The gamma ray universe is hidden from our view. The Earth’s atmosphere absorbs gamma rays to protect us from harmful radiation but this also means that Earth based telescopes cannot observe these rays. Because of this, this part of the universe remained a mystery for a long time.
However, this is no longer the case. Space based satellites such as the Integral Space Observatory have allowed astronomers to take a closer look into this high-energy universe.
In this article, we take a closer look at the Integral observatory and the gamma ray universe that it is exploring. Read on to find out everything you would want to know about this mission and this mysterious part of the universe.

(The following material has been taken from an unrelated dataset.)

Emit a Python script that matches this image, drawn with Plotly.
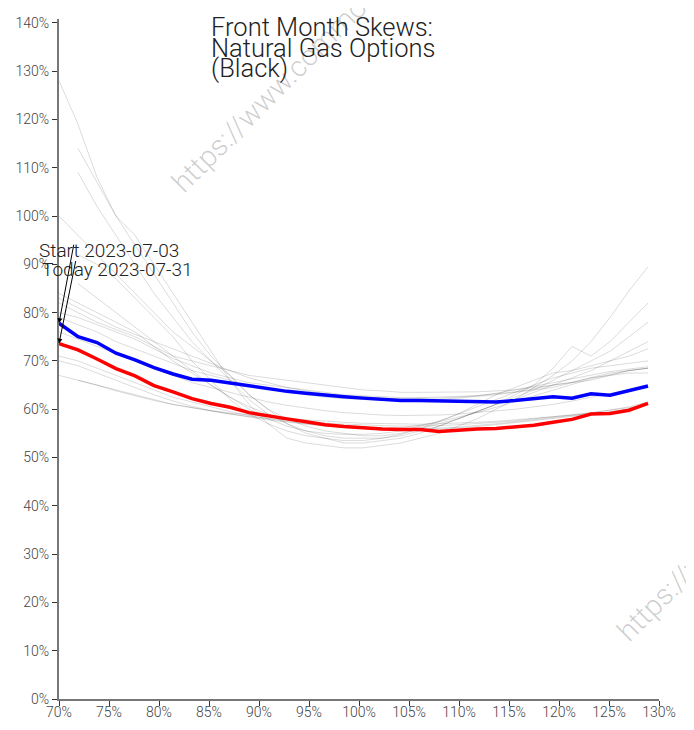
import plotly.graph_objects as go

# ---- data ----
moneyness = [0.700, 0.719, 0.738, 0.757, 0.776, 0.795, 0.814, 0.833, 0.852, 0.871,
             0.890, 0.909, 0.928, 0.947, 0.966, 0.985, 1.004, 1.023, 1.042, 1.061,
             1.080, 1.099, 1.118, 1.137, 1.156, 1.175, 1.194, 1.213, 1.232, 1.251,
             1.270, 1.289]

start_vol = [77.8, 75.0, 73.8, 71.6, 70.2, 68.6, 67.3, 66.2, 66.0, 65.4,
             64.8, 64.3, 63.7, 63.3, 62.9, 62.6, 62.3, 62.0, 61.8, 61.8,
             61.7, 61.6, 61.6, 61.5, 61.8, 62.2, 62.6, 62.3, 63.2, 62.9,
             63.8, 64.8]

today_vol = [73.6, 72.3, 70.4, 68.4, 66.9, 64.9, 63.6, 62.2, 61.2, 60.4,
             59.3, 58.6, 58.0, 57.4, 56.8, 56.4, 56.1, 55.9, 55.8, 55.8,
             55.4, 55.7, 55.9, 56.0, 56.3, 56.7, 57.3, 57.9, 59.0, 59.1,
             59.8, 61.2]

g01 = [128, 119, 108, 100, 96, 90, 84, 78, 72, 66, 61, 57, 54, 53, 52.5, 52, 52, 52.5, 53, 54,
       55, 56.5, 58, 60, 62, 64.5, 67, 70, 74, 79, 84.5, 89.5]
g02 = [None, 114, 107, 100, 94, 88, 82, 76, 71, 67, 63, 60, 57, 55, 54, 53, 53, 53.5, 54, 55,
       56.5, 58, 59.5, 61, 63, 65, 68.5, 73, 71, 74, 78, 82]
g03 = [None, 109, 102, 96, 90, 84, 79, 74, 70, 66, 62, 59, 57, 55.5, 54.5, 54, 54, 54, 54.5, 55.5,
       56.5, 58, 59.5, 61, 62.5, 64, 66, 68, 70, 72, 75, 78]
g04 = [100, 96, 92, 88, 84, 80, 76, 73, 70, 67, 63, 60, 58, 56.5, 55.5, 55, 54.5, 54.5, 55, 56,
       57, 58, 59.5, 61, 62, 63.5, 65, 66.5, 68, 70, 72, 74]
g05 = [82, 80, 78, 76.5, 75, 73, 71, 70, 69, 68, 67, 66.5, 66, 65.5, 65, 64.5, 64, 63.8, 63.5, 63.5,
       63.5, 63.5, 63.6, 63.8, 64, 64.5, 65, 65.5, 66, 67, 68, 68.5]
g06 = [80, 79, 77.5, 76, 74.5, 72.5, 70.5, 69, 67.5, 66.5, 65.5, 65, 64.5, 64, 63.5, 63, 62.8, 62.6, 62.4, 62.4,
       62.5, 62.6, 62.8, 63.2, 63.6, 64.2, 65, 65.6, 66.5, 67.5, 68, 68.5]
g07 = [79, 77.5, 76, 74, 72.5, 71, 69.5, 68, 67, 66, 65, 64.2, 63.5, 63, 62.5, 62.2, 62, 61.8, 61.8, 61.9,
       62, 62.3, 62.6, 63, 63.5, 64, 64.5, 65.5, 66.5, 67, 67.5, 67.5]
g08 = [76, 74.5, 73, 71.5, 70, 68.5, 67, 65.5, 64.5, 63.5, 62.5, 61.5, 60.8, 60.2, 59.7, 59.3, 59, 58.8, 58.7, 58.7,
       58.8, 59, 59.3, 59.6, 60, 60.5, 61, 61.7, 62.5, 63.3, 64, 64.5]
g09 = [71, 70, 68.5, 67, 65.5, 64, 62.5, 61.5, 60.5, 59.5, 58.7, 58, 57.5, 57, 56.7, 56.4, 56.2, 56, 56, 56,
       56.1, 56.3, 56.6, 57, 57.4, 57.8, 58.2, 58.7, 59.2, 59.8, 60.5, 61.5]
g10 = [70, 69, 67.5, 66, 64.5, 63, 61.7, 60.6, 59.7, 59, 58.4, 57.8, 57.3, 56.9, 56.5, 56.2, 56, 55.9, 55.8, 55.8,
       55.9, 56.1, 56.4, 56.8, 57.2, 57.6, 58, 58.5, 59, 59.5, 60, None]
g11 = [67, 66, 65, 64, 63, 62, 61, 60.3, 59.6, 59, 58.5, 58.1, 57.7, 57.4, 57.1, 56.9, 56.7, 56.6, 56.5, 56.5,
       56.6, 56.8, 57, 57.3, 57.6, 58, 58.4, 58.8, 59.3, 59.8, 60.3, 61]
g12 = [None, 66, 65, 63.8, 62.8, 61.8, 61, 60.3, 59.7, 59.2, 58.8, 58.4, 58.1, 57.8, 57.5, 57.3, 57.1, 57, 56.9, 56.9,
       57, 57.1, 57.3, 57.5, 57.8, 58.1, 58.4, 58.7, 59, 59.4, 59.8, None]
g13 = [None, 86, 83, 80, 77, 74, 71, 68, 65, 62.5, 60, 58, 56.5, 55.5, 55, 54.8, 54.8, 55, 55.5, 56.5,
       57.5, 59, 60.5, 62, 63.5, 65, 66.5, 67.5, 68.5, 69, 69.5, 70]
g14 = [84, 82, 80, 78, 76, 73, 70, 67.5, 65, 62.5, 60.5, 59, 58, 57.2, 56.6, 56.2, 56, 56, 56.2, 56.7,
       57.4, 58.3, 59.3, 60.4, 61.6, 62.8, 64, 65.2, 66.3, 67.2, 68, 68.5]
g15 = [None, 92, 90, 87, 83, 79, 75, 70, 66, 62, 59, 57, 55.5, 54.5, 54, 53.5, 53.5, 54, 54.8, 56,
       57.5, 59, 61, 63, 64.5, 66, 67.5, 68, 69, 70, 71, 72.5]
g16 = [83, 81, 79, 77, 75.5, 74, 72.5, 71, 69.5, 68, 66.5, 65.5, 64.5, 63.8, 63.2, 62.8, 62.5, 62.3, 62.2, 62.2,
       62.3, 62.5, 62.8, 63.3, 64, 64.8, 65.5, 66.3, 67, 67.8, 68.3, 68.8]

history = [g01, g02, g03, g04, g05, g06, g07, g08, g09, g10, g11, g12, g13, g14, g15, g16]

start_label = "Start 2023-07-03"
today_label = "Today 2023-07-31"
title_lines = ["Front Month Skews:", "Natural Gas Options", "(Black)"]
watermark = "https://www.commo"

x_ticks = [0.70, 0.75, 0.80, 0.85, 0.90, 0.95, 1.00, 1.05, 1.10, 1.15, 1.20, 1.25, 1.30]
y_ticks = [0.0, 0.1, 0.2, 0.3, 0.4, 0.5, 0.6, 0.7, 0.8, 0.9, 1.0, 1.1, 1.2, 1.3, 1.4]


def frac(vals):
    return [None if v is None else v / 100.0 for v in vals]


fig = go.Figure()
for h in history:
    fig.add_trace(go.Scatter(x=moneyness, y=frac(h), mode="lines",
                             line=dict(color="rgba(0,0,0,0.14)", width=1),
                             hoverinfo="skip", showlegend=False))
fig.add_trace(go.Scatter(x=moneyness, y=frac(start_vol), mode="lines",
                         line=dict(color="#0000ff", width=3.5), showlegend=False))
fig.add_trace(go.Scatter(x=moneyness, y=frac(today_vol), mode="lines",
                         line=dict(color="#ff0000", width=3.5), showlegend=False))

annotations = []
# watermarks
for (px, py) in [(0.35, 0.888), (1.092, 0.228)]:
    annotations.append(dict(xref="paper", yref="paper", x=px, y=py, text=watermark,
                            showarrow=False, textangle=-45,
                            font=dict(family="Roboto", size=29, color="rgba(0,0,0,0.2)", weight=300),
                            xanchor="center", yanchor="middle"))
# title lines
for t, py in zip(title_lines, [0.988, 0.958, 0.928]):
    annotations.append(dict(xref="paper", yref="paper", x=0.25, y=py, text=t, showarrow=False,
                            xanchor="left", yanchor="middle",
                            font=dict(family="Roboto", size=25.5, color="#222", weight=300)))
# arrows
annotations.append(dict(x=moneyness[0], y=start_vol[0] / 100, xref="x", yref="y", text="",
                        showarrow=True, arrowhead=2, arrowsize=1, arrowwidth=1, arrowcolor="#000",
                        ax=15, ay=-80))
annotations.append(dict(x=moneyness[0], y=today_vol[0] / 100, xref="x", yref="y", text="",
                        showarrow=True, arrowhead=2, arrowsize=1, arrowwidth=1, arrowcolor="#000",
                        ax=17, ay=-84))
annotations.append(dict(xref="paper", yref="paper", x=-0.037, y=0.660, text=start_label,
                        showarrow=False, xanchor="left", yanchor="middle",
                        font=dict(family="Roboto", size=19, color="#222", weight=300)))
annotations.append(dict(xref="paper", yref="paper", x=-0.032, y=0.631, text=today_label,
                        showarrow=False, xanchor="left", yanchor="middle",
                        font=dict(family="Roboto", size=19, color="#222", weight=300)))

axis_common = dict(showgrid=False, zeroline=False, showline=True, linecolor="#777", linewidth=2,
                   ticks="outside", ticklen=5, tickcolor="#333", tickwidth=1, automargin=False,
                   tickfont=dict(family="Roboto", size=14, color="#444", weight=300),
                   tickformat=".0%")

# the page body has an 8px margin: keep the figure inside the 694x730 window
fig.update_layout(
    width=678, height=714,
    margin=dict(l=51, r=27, t=11, b=23),
    paper_bgcolor="white", plot_bgcolor="white",
    xaxis=dict(range=[0.7, 1.3], tickvals=x_ticks, ticklabelstandoff=-6, **axis_common),
    yaxis=dict(range=[0, 1.408], tickvals=y_ticks, **axis_common),
    annotations=annotations,
    showlegend=False,
)

fig.write_html("out.html")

What Is the Gamma Ray Universe?
The gamma ray universe is a high-energy region of the universe where violent objects exist and violent processes take place. For a very long time, this universe remained a mystery to us, as there was no way of studying it.
Gamma rays are more powerful than X-rays and are harmful to life. The Earth’s atmosphere filters gamma ray radiation to protect us. Because these rays do not get past the atmosphere, Earth based telescopes cannot observe them.
Only powerful space-based satellites can detect the most violent events and processes that happened so far away from us and made the universe what it is today. The Integral observatory is one of these satellites that is opening up this universe and allowing us to take a closer look.
By studying the gamma ray universe, we will be able to learn more about such matters as the creation of elements in supernovae, formation of stars in newborn galaxies and uncover details on some of the earliest events and processes that occurred in the early Universe.
What is the Integral Observatory?
Integral is a satellite observatory that is a joint effort by the European Space Agency (ESA) nations and scientists from Poland, Czech Republic, Russia and USA. The term INTEGRAL is an acronym for INTErnational Gamma Ray Astrophysical Laboratory. It is the most sensitive gamma-ray observatory ever launched into space.
The aim of the integral satellite is to explore the gamma ray universe and study the high-energy objects and processes that exist in this part of the universe.
The Integral Satellite and Its Components
The Integral satellite is similar in design and construction to the XMM-Newton X-ray observatory, which is also an ESA mission. Integral has two main components. The service module acts as the source of power, propulsion and navigation. The communication systems are also stored here. The payload module is where the four main science instruments in the observatory are kept.
The instruments in the integral observatory include an imager (IBIS), spectrometer (SPI), an X-ray monitor (Jem-X), and an optical camera (OMC). These are high-resolution instruments of the latest generation and they enable Integral to make gamma-ray, X-ray and optical observations at the same time.
The SPI, IBIS and Jem-X are known as coded-mask telescopes because they have perforated metal masks in front of their detectors instead of mirrors or lenses. The SPI and IBIS telescopes capture the highest resolution spectra and images of gamma radiation ever obtained enabling astrophysicists to study the high-energy objects in fine detail.
The Launch of the Integral Satellite
The Integral satellite was launched on October 17, 2002 on a powerful Russian Proton rocket. It is on a 72-hour elliptical orbit that ensures the satellite remains at a safe distance above the Earth’s radiation belts for most of its orbit to reduce the amount of background radiation that hits the highly sensitive detectors.
Originally, the mission was planned to last only 2 years but was extended to last until December 31 2014. By the end of its term, the integral satellite will have collected a lot of gamma ray data that will keep scientists busy even after the mission is complete.
What Are Some of the Discoveries by The Integral Observatory?
The integral observatory is so sensitive that it is able to detect some of the most energetic radiation that comes from space. It is offering new insights into the most violent and exotic objects and processes in the Universe such as black holes, supernovae, active galactic nuclei and neutron stars.
By analyzing the gamma ray data collected by the integral observatory, we will be able to understand better the formation of new chemical elements and the mysterious gamma-ray bursts, which are the most energetic phenomena in the Universe.
The satellite has detected an iron quasar, found evidence of black holes and investigated gamma ray bursts. Astronomers now understand that most of the powerful events that occurred in the universe such as the formation of black holes are characterized by the emission of intense pulses of gamma radiation, which they refer to as Gamma Ray Bursters (GRBs) and which have enormous amount of energy.